::: INFORMATION SHOWN :::

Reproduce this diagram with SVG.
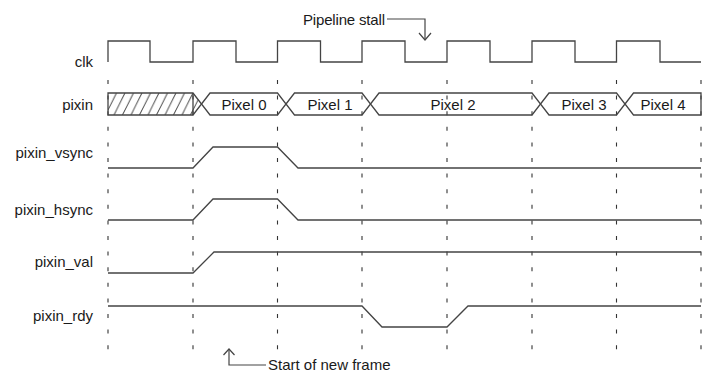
<svg xmlns="http://www.w3.org/2000/svg" width="711" height="374" viewBox="0 0 711 374">
<style>
  text { font-family: "Liberation Sans", Arial, sans-serif; font-size: 15px; fill: #1a1a1a; }
  .lbl { text-anchor: end; }
  .mid { text-anchor: middle; }
  .wave { fill: none; stroke: #444; stroke-width: 1.3; }
  .bus { fill: none; stroke: #444; stroke-width: 1.3; stroke-linejoin: miter; }
  .hatched { fill: url(#hatch); stroke: #444; stroke-width: 1.3; }
  .grid { stroke: #333; stroke-width: 1.1; stroke-dasharray: 4 11.6; }
  .conn { fill: none; stroke: #444; stroke-width: 1.2; }
</style>
<defs>
  <pattern id="hatch" patternUnits="userSpaceOnUse" width="8.5" height="22" x="108" y="93">
    <line x1="-11" y1="22" x2="0" y2="0" stroke="#444" stroke-width="1"/>
    <line x1="-2.5" y1="22" x2="8.5" y2="0" stroke="#444" stroke-width="1"/>
    <line x1="6" y1="22" x2="17" y2="0" stroke="#444" stroke-width="1"/>
  </pattern>
</defs>
<rect width="711" height="374" fill="#fff"/>

<g id="grid">
  <line class="grid" x1="108" y1="80" x2="108" y2="353"/>
  <line class="grid" x1="193" y1="80" x2="193" y2="353"/>
  <line class="grid" x1="277.5" y1="80" x2="277.5" y2="353"/>
  <line class="grid" x1="362" y1="80" x2="362" y2="353"/>
  <line class="grid" x1="447" y1="80" x2="447" y2="353"/>
  <line class="grid" x1="532" y1="80" x2="532" y2="353"/>
  <line class="grid" x1="616.5" y1="80" x2="616.5" y2="353"/>
  <line class="grid" x1="701" y1="80" x2="701" y2="353"/>
</g>

<g id="clk">
  <text class="lbl" x="93" y="66.5">clk</text>
  <path class="wave" d="M108,62 V41 H150 V62 H193 V41 H236 V62 H277.5 V41 H320.5 V62 H362 V41 H405 V62 H447 V41 H490 V62 H532 V41 H575 V62 H616.5 V41 H660 V62 H701"/>
</g>

<g id="pixin">
  <text class="lbl" x="93" y="109.5">pixin</text>
  <polygon class="hatched" points="108,93 193,93 201.5,104 193,115 108,115"/>
  <line class="bus" x1="193" y1="93" x2="193" y2="115"/>
  <polygon class="bus" points="201.5,104 210,93 277.5,93 286,104 277.5,115 210,115"/>
  <polygon class="bus" points="286,104 294.5,93 362,93 370.5,104 362,115 294.5,115"/>
  <polygon class="bus" points="370.5,104 379,93 532,93 540.5,104 532,115 379,115"/>
  <polygon class="bus" points="540.5,104 549,93 616.5,93 625,104 616.5,115 549,115"/>
  <polygon class="bus" points="625,104 633.5,93 701,93 701,115 633.5,115"/>
  <text class="mid" x="244" y="109.5">Pixel 0</text>
  <text class="mid" x="330" y="109.5">Pixel 1</text>
  <text class="mid" x="453" y="109.5">Pixel 2</text>
  <text class="mid" x="584" y="109.5">Pixel 3</text>
  <text class="mid" x="663" y="109.5">Pixel 4</text>
</g>

<g id="pixin_vsync">
  <text class="lbl" x="93" y="158">pixin_vsync</text>
  <path class="wave" d="M108,168 H193 L213,147 H277.5 L298,168 H701"/>
</g>

<g id="pixin_hsync">
  <text class="lbl" x="93" y="215">pixin_hsync</text>
  <path class="wave" d="M108,220 H193 L213,199 H277.5 L298,220 H701"/>
</g>

<g id="pixin_val">
  <text class="lbl" x="93" y="267">pixin_val</text>
  <path class="wave" d="M108,273 H193 L214,252 H701"/>
</g>

<g id="pixin_rdy">
  <text class="lbl" x="93" y="321">pixin_rdy</text>
  <path class="wave" d="M108,306 H362 L382,327 H447 L468,306 H701"/>
</g>

<g id="note_stall">
  <text class="lbl" x="385" y="25" textLength="82" lengthAdjust="spacing">Pipeline stall</text>
</g>
<g id="note_frame">
  <text x="268" y="370">Start of new frame</text>
</g>

<g id="connectors">
  <path class="conn" d="M387,19 H425 V40"/>
  <path class="conn" d="M419,33 L425,40 L431,33"/>
  <path class="conn" d="M229,349 V365 H266"/>
  <path class="conn" d="M223.5,355 L229,349 L234.5,355"/>
</g>
</svg>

:::

TASK DIRECTIONS >>
Leave the images out and output the remaining material exactly as it stands.

FULL OUTPUT >>
Reproduce this diagram with SVG.
<svg xmlns="http://www.w3.org/2000/svg" width="711" height="374" viewBox="0 0 711 374">
<style>
  text { font-family: "Liberation Sans", Arial, sans-serif; font-size: 15px; fill: #1a1a1a; }
  .lbl { text-anchor: end; }
  .mid { text-anchor: middle; }
  .wave { fill: none; stroke: #444; stroke-width: 1.3; }
  .bus { fill: none; stroke: #444; stroke-width: 1.3; stroke-linejoin: miter; }
  .hatched { fill: url(#hatch); stroke: #444; stroke-width: 1.3; }
  .grid { stroke: #333; stroke-width: 1.1; stroke-dasharray: 4 11.6; }
  .conn { fill: none; stroke: #444; stroke-width: 1.2; }
</style>
<defs>
  <pattern id="hatch" patternUnits="userSpaceOnUse" width="8.5" height="22" x="108" y="93">
    <line x1="-11" y1="22" x2="0" y2="0" stroke="#444" stroke-width="1"/>
    <line x1="-2.5" y1="22" x2="8.5" y2="0" stroke="#444" stroke-width="1"/>
    <line x1="6" y1="22" x2="17" y2="0" stroke="#444" stroke-width="1"/>
  </pattern>
</defs>
<rect width="711" height="374" fill="#fff"/>

<g id="grid">
  <line class="grid" x1="108" y1="80" x2="108" y2="353"/>
  <line class="grid" x1="193" y1="80" x2="193" y2="353"/>
  <line class="grid" x1="277.5" y1="80" x2="277.5" y2="353"/>
  <line class="grid" x1="362" y1="80" x2="362" y2="353"/>
  <line class="grid" x1="447" y1="80" x2="447" y2="353"/>
  <line class="grid" x1="532" y1="80" x2="532" y2="353"/>
  <line class="grid" x1="616.5" y1="80" x2="616.5" y2="353"/>
  <line class="grid" x1="701" y1="80" x2="701" y2="353"/>
</g>

<g id="clk">
  <text class="lbl" x="93" y="66.5">clk</text>
  <path class="wave" d="M108,62 V41 H150 V62 H193 V41 H236 V62 H277.5 V41 H320.5 V62 H362 V41 H405 V62 H447 V41 H490 V62 H532 V41 H575 V62 H616.5 V41 H660 V62 H701"/>
</g>

<g id="pixin">
  <text class="lbl" x="93" y="109.5">pixin</text>
  <polygon class="hatched" points="108,93 193,93 201.5,104 193,115 108,115"/>
  <line class="bus" x1="193" y1="93" x2="193" y2="115"/>
  <polygon class="bus" points="201.5,104 210,93 277.5,93 286,104 277.5,115 210,115"/>
  <polygon class="bus" points="286,104 294.5,93 362,93 370.5,104 362,115 294.5,115"/>
  <polygon class="bus" points="370.5,104 379,93 532,93 540.5,104 532,115 379,115"/>
  <polygon class="bus" points="540.5,104 549,93 616.5,93 625,104 616.5,115 549,115"/>
  <polygon class="bus" points="625,104 633.5,93 701,93 701,115 633.5,115"/>
  <text class="mid" x="244" y="109.5">Pixel 0</text>
  <text class="mid" x="330" y="109.5">Pixel 1</text>
  <text class="mid" x="453" y="109.5">Pixel 2</text>
  <text class="mid" x="584" y="109.5">Pixel 3</text>
  <text class="mid" x="663" y="109.5">Pixel 4</text>
</g>

<g id="pixin_vsync">
  <text class="lbl" x="93" y="158">pixin_vsync</text>
  <path class="wave" d="M108,168 H193 L213,147 H277.5 L298,168 H701"/>
</g>

<g id="pixin_hsync">
  <text class="lbl" x="93" y="215">pixin_hsync</text>
  <path class="wave" d="M108,220 H193 L213,199 H277.5 L298,220 H701"/>
</g>

<g id="pixin_val">
  <text class="lbl" x="93" y="267">pixin_val</text>
  <path class="wave" d="M108,273 H193 L214,252 H701"/>
</g>

<g id="pixin_rdy">
  <text class="lbl" x="93" y="321">pixin_rdy</text>
  <path class="wave" d="M108,306 H362 L382,327 H447 L468,306 H701"/>
</g>

<g id="note_stall">
  <text class="lbl" x="385" y="25" textLength="82" lengthAdjust="spacing">Pipeline stall</text>
</g>
<g id="note_frame">
  <text x="268" y="370">Start of new frame</text>
</g>

<g id="connectors">
  <path class="conn" d="M387,19 H425 V40"/>
  <path class="conn" d="M419,33 L425,40 L431,33"/>
  <path class="conn" d="M229,349 V365 H266"/>
  <path class="conn" d="M223.5,355 L229,349 L234.5,355"/>
</g>
</svg>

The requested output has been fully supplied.